As in the old days of former wars we would occasionally come upon
an officer who was glad to see some one from the base who could tell
him the news and carry back from the front messages to his friends
and family. He knew we could not carry away from him any
information of value to the enemy, because he had none to give. In a
battle front extending one hundred miles he knew only his own tiny
unit. On the Aisne a general told me the shrapnel smoke we saw two
miles away on his right came from the English artillery, and that on his
left five miles distant were the Canadians. At that exact moment the
English were at Havre and the Canadians were in Montreal.
In order to keep at the front, or near it, we were forced to make use of
every kind of trick and expedient. An English officer who was acting
as a correspondent, and with whom for several weeks I shared the
same automobile, had no credentials except an order permitting him
to pass the policemen at the British War Office. With this he made his
way over half of France. In the corner of the pass was the seal or
coat of arms of the War Office. When a sentry halted him he would,
with great care and with an air of confidence, unfold this permit, and
with a proud smile point at the red seal. The sentry, who could not
read English, would invariably salute the coat of arms of his ally, and
wave us forward.
That we were with allied armies instead of with one was a great help.
We would play one against the other. When a French officer halted
us we would not show him a French pass but a Belgian one, or one in
English, and out of courtesy to his ally he would permit us to proceed.
But our greatest asset always was a newspaper. After a man has
been in a dirt trench for two weeks, absolutely cut off from the entire
world, and when that entire world is at war, for a newspaper he will
give his shoes and his blanket.
The Paris papers were printed on a single sheet and would pack as
close as bank-notes. We never left Paris without several hundred of
them, but lest we might be mobbed we showed only one. It was the
duty of one of us to hold this paper in readiness. The man who was to
show the pass sat by the window. Of all our worthless passes our rule
was always to show first the one of least value. If that failed we
brought out a higher card, and continued until we had reached the
ace. If that proved to be a two-spot, we all went to jail. Whenever we
were halted, invariably there was the knowing individual who
recognized us as newspaper men, and in order to save his country
from destruction clamored to have us hung. It was for this pest that
the one with the newspaper lay in wait. And the instant the pest
opened his lips our man in reserve would shove the Figaro at him.

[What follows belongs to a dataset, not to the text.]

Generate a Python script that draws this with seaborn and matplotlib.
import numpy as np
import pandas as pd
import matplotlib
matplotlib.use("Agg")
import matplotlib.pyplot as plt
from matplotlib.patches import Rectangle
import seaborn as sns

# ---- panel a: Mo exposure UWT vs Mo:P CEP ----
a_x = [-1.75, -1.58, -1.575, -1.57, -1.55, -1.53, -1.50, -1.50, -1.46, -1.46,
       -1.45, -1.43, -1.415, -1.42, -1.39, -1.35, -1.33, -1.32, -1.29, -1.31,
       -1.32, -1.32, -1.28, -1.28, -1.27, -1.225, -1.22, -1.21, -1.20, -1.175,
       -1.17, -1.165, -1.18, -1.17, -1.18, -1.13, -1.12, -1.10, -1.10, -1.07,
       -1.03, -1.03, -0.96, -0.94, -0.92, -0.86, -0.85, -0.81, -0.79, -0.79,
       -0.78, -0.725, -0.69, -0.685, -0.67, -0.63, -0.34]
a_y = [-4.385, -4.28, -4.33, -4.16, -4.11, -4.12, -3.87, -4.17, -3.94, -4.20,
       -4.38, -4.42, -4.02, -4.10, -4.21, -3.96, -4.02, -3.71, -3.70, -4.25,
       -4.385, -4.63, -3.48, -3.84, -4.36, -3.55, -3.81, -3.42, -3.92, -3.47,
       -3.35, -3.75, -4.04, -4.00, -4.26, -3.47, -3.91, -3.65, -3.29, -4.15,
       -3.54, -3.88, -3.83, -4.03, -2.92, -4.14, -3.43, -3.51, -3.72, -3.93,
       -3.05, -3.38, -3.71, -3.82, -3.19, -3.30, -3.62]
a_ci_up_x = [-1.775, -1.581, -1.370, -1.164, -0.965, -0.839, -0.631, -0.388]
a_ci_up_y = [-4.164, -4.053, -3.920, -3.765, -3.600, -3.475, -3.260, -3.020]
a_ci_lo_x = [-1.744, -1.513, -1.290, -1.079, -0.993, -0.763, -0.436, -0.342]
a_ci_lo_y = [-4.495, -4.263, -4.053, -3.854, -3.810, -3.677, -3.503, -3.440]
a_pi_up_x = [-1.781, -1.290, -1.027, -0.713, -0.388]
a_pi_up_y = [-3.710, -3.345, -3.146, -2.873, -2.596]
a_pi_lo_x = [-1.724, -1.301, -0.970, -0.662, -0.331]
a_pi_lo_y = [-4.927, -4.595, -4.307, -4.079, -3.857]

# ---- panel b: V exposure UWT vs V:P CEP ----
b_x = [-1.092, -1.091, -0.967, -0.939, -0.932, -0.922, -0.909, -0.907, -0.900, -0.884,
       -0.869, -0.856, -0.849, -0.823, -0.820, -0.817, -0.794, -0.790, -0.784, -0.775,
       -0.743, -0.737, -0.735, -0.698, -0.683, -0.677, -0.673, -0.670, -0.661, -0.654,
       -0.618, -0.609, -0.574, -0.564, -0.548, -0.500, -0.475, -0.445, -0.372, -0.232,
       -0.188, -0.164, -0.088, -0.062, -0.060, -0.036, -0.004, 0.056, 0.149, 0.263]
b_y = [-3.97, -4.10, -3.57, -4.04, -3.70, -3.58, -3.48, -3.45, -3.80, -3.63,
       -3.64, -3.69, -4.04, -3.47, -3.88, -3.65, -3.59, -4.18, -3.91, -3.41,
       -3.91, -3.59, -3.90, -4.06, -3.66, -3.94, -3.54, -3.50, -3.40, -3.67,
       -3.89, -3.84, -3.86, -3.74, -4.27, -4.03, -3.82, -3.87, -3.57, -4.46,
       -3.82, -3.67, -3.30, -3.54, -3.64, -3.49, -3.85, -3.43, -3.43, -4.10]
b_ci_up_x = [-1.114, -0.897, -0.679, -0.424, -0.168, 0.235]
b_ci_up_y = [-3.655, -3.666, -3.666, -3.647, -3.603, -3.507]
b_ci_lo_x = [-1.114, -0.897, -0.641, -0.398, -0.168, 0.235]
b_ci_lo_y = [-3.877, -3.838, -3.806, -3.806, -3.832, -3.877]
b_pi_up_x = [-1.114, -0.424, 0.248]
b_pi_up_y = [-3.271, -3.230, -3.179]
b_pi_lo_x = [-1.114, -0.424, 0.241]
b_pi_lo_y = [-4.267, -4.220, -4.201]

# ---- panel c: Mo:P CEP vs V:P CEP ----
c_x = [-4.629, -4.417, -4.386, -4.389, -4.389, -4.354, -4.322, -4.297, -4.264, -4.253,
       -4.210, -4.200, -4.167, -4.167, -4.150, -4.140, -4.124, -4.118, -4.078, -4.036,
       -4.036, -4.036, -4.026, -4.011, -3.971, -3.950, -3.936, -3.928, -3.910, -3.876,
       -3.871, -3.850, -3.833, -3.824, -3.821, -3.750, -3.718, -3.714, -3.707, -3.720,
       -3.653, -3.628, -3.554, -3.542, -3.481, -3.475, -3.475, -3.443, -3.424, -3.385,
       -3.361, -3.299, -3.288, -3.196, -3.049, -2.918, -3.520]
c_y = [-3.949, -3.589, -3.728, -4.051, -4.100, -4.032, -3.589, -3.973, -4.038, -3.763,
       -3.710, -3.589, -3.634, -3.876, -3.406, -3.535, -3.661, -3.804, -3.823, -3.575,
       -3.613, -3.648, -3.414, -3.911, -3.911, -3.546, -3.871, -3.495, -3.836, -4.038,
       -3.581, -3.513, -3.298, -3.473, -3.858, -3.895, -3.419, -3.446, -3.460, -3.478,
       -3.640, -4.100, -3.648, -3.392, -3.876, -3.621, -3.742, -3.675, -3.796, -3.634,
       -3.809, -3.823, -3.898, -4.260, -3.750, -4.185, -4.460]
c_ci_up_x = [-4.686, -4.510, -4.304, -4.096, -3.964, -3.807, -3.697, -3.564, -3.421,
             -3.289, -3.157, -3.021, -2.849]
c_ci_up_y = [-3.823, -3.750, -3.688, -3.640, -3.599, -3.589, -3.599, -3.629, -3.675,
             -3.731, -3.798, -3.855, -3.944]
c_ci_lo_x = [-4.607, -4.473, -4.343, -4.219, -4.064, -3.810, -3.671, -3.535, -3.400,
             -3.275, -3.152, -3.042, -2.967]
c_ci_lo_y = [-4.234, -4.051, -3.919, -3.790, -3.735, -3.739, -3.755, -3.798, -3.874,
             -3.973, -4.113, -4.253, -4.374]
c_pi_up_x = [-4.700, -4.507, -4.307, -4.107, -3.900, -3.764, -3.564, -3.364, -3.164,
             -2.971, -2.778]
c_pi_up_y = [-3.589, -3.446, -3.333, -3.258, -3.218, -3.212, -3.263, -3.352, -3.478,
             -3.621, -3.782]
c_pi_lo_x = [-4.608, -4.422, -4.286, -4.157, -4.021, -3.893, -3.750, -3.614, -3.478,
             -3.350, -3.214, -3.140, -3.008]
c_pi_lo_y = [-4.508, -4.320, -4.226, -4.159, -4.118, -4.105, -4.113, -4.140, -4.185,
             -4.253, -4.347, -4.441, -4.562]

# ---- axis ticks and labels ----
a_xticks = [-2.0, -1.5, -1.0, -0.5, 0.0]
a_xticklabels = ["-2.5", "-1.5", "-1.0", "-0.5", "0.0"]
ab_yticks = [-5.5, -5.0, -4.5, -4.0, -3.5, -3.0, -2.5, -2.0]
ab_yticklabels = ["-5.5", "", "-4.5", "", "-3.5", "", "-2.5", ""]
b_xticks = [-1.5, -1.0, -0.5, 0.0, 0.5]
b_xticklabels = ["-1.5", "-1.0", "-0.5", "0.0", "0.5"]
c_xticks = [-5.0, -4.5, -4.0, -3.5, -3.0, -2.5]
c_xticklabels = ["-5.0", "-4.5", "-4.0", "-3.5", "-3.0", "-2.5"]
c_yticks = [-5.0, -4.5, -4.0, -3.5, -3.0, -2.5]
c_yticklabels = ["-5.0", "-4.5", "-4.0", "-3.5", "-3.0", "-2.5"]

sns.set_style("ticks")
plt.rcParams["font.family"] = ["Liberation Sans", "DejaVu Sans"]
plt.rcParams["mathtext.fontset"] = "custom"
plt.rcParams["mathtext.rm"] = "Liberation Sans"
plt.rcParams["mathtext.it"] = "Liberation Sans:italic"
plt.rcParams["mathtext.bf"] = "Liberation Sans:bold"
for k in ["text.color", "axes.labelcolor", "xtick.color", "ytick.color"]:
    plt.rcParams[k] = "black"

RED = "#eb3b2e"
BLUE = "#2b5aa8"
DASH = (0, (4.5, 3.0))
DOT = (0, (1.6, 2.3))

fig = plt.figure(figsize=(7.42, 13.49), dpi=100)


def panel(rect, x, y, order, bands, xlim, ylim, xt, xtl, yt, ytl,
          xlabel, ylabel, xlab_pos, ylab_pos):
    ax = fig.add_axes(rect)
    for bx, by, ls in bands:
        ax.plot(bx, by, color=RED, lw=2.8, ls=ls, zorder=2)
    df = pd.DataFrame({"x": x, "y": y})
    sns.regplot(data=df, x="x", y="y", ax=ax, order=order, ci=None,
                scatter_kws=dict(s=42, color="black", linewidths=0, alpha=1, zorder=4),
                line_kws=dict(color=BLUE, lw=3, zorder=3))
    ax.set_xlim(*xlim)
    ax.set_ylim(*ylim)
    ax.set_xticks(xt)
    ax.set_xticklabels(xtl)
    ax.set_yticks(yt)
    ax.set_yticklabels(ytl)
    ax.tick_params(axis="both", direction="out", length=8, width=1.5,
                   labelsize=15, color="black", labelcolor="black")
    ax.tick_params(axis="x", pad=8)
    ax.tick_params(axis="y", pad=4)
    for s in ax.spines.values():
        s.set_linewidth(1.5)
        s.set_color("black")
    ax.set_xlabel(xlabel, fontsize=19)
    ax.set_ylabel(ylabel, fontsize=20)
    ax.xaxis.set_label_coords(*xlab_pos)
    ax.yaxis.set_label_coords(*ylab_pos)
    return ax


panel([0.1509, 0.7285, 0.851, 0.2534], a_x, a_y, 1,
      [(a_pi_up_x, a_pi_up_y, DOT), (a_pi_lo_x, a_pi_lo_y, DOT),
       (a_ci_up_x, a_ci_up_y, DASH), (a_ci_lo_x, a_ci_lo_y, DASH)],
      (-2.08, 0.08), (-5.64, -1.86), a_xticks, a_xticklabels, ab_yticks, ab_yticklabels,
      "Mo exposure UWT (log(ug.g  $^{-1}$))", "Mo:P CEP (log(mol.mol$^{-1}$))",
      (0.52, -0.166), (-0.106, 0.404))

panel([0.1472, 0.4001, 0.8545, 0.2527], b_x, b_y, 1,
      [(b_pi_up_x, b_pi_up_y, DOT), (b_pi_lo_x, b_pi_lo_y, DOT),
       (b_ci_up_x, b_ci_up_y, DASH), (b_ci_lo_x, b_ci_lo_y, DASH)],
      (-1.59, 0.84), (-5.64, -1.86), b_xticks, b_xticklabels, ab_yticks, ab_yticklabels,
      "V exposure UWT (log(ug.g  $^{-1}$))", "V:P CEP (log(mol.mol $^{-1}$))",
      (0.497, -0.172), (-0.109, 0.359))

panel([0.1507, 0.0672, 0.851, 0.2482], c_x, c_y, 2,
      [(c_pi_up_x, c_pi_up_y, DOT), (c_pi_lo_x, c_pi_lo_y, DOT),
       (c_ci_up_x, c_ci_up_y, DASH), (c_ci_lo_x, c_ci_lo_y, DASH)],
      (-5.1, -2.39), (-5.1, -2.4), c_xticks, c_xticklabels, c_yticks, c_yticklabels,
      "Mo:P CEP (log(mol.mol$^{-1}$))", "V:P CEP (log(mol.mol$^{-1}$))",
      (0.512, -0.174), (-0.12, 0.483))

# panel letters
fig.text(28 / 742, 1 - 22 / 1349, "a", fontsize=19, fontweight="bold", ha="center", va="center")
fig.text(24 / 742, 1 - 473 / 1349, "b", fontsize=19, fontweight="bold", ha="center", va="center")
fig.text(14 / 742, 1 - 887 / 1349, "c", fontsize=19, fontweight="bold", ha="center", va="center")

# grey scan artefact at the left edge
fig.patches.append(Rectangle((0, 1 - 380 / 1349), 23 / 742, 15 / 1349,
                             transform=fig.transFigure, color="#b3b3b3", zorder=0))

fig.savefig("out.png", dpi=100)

"Have you seen this morning's paper?" he would ask sweetly. It
never failed us. The suspicious one would grab at the paper as a dog
snatches at a bone, and our chauffeur, trained to our team-work,
would shoot forward.
When after hundreds of delays we did reach the firing-line, we always
announced we were on our way back to Paris and would convey
there postal cards and letters. If you were anxious to stop in any one
place this was an excellent excuse. For at once every officer and
soldier began writing to the loved ones at home, and while they wrote
you knew you would not be molested and were safe to look at the
It was most wearing, irritating, nerve-racking work. You knew you
were on the level. In spite of the General Staff you believed you had a
right to be where you were. You knew you had no wish to pry into
military secrets; you knew that toward the allied armies you felt only
admiration--that you wanted only to help. But no one else knew that;
or cared. Every hundred yards you were halted, cross-examined,
searched, put through a third degree. It was senseless, silly, and
humiliating. Only a professional crook with his thumb-prints and
photograph in every station-house can appreciate how from minute to
minute we lived. Under such conditions work is difficult. It does not
make for efficiency to know that any man you meet is privileged to
touch you on the shoulder and send you to prison.

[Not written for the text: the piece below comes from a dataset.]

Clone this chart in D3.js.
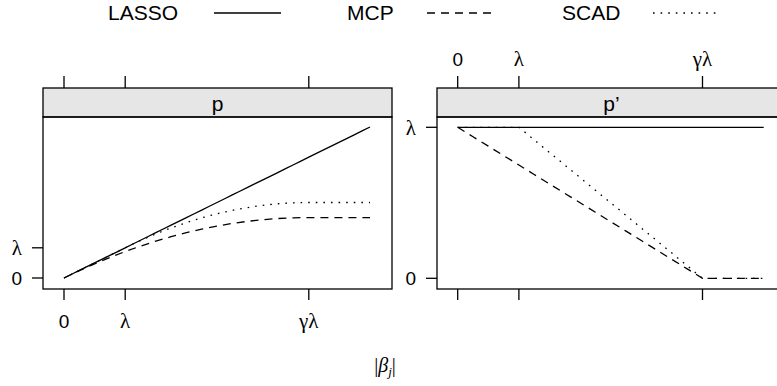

This is a world war, and my contention is that the world has a right to
know, not what is going to happen next, but at least what has
happened. If men have died nobly, if women and children have
cruelly and needlessly suffered, if for no military necessity and without
reason cities have been wrecked, the world should know that.
Those who are carrying on this war behind a curtain, who have
enforced this conspiracy of silence, tell you that in their good time the
truth will be known. It will not. If you doubt this, read the accounts of
this war sent out from the Yser by the official "eye-witness" or
"observer" of the English General Staff. Compare his amiable gossip
in early Victorian phrases with the story of the same battle by Percival
Phillips; with the descriptions of the fall of Antwerp by Arthur Ruhl, and
the retreat to the Marne by Robert Dunn. Some men are trained to
fight, and others are trained to write. The latter can tell you of what
they have seen so that you, safe at home at the breakfast table, also
can see it. Any newspaper correspondent would rather send his
paper news than a descriptive story. But news lasts only until you
have told it to the next man, and if in this war the correspondent is not
to be permitted to send the news I submit he should at least be
permitted to tell what has happened in the past. This war is a world
enterprise, and in it every man, woman, and child is an interested
stockholder. They have a right to know what is going forward. The
directors' meetings should not be held in secret.